Comment en sommes-nous arrivés là ? Non qu’il s’agisse de reprendre un à un les arguments déployés contre les initiatives de l’UDC, mais de s’interroger sur le fait même que celles-ci puissent exister. S’en prendre au droit d’asile et au droit international, n’est-ce pas là l’une des preuves les plus éclatantes de ce qu’il convient bel et bien d’appeler une défaite de l’esprit ? Après avoir cru en la raison, ne serions-nous pas en train de désespérer notre savoir et notre intelligence ? Aurions-nous déjà oublié Montesquieu lorsqu’il écrivait: «Je ne traite point les lois, mais l’Esprit des lois» ?
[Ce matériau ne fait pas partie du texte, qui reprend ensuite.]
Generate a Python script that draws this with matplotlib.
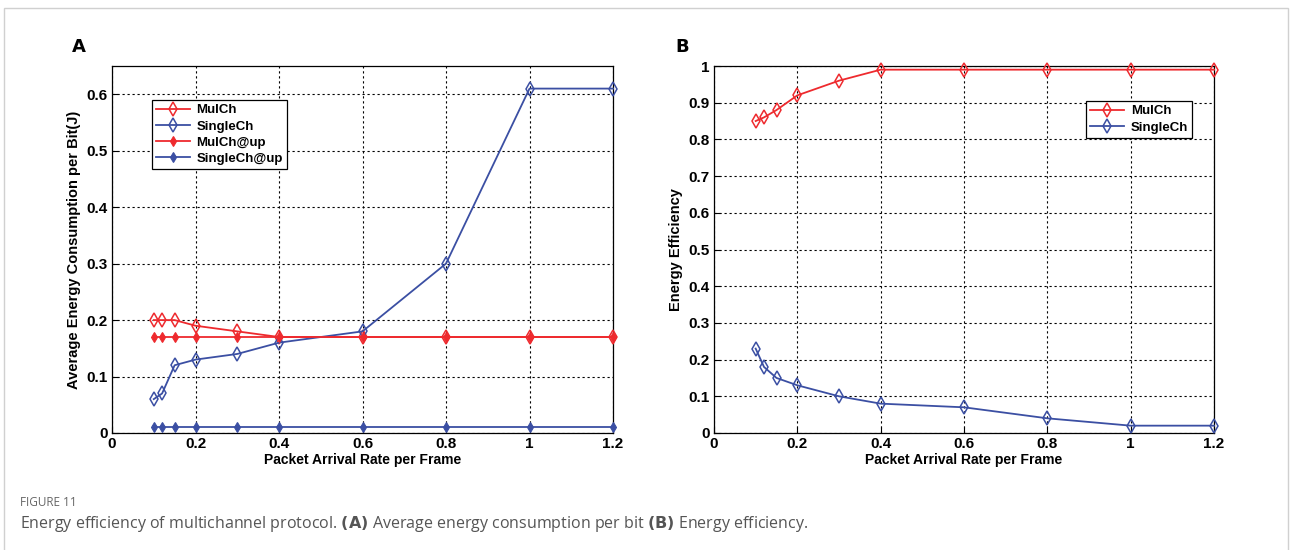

N’aurions-nous plus rien retenu des Lumières dans un monde où la prétendue optimisation économique a définitivement pris le pas sur la faculté de penser ? Car au-delà de l’émoi qu’ils suscitent, les projets de l’UDC s’inscrivent parfaitement dans le temps présent. Instruments privilégiés par ce parti politique, ils ne sont que le reflet d’une société intellectuelle en régression. Parfaitement en phase avec une logique répressive et autarcique, les propositions blochériennes réfléchissent un espace aseptisé de penseurs qui ne pensent plus ou d’humanités qui se déshumanisent.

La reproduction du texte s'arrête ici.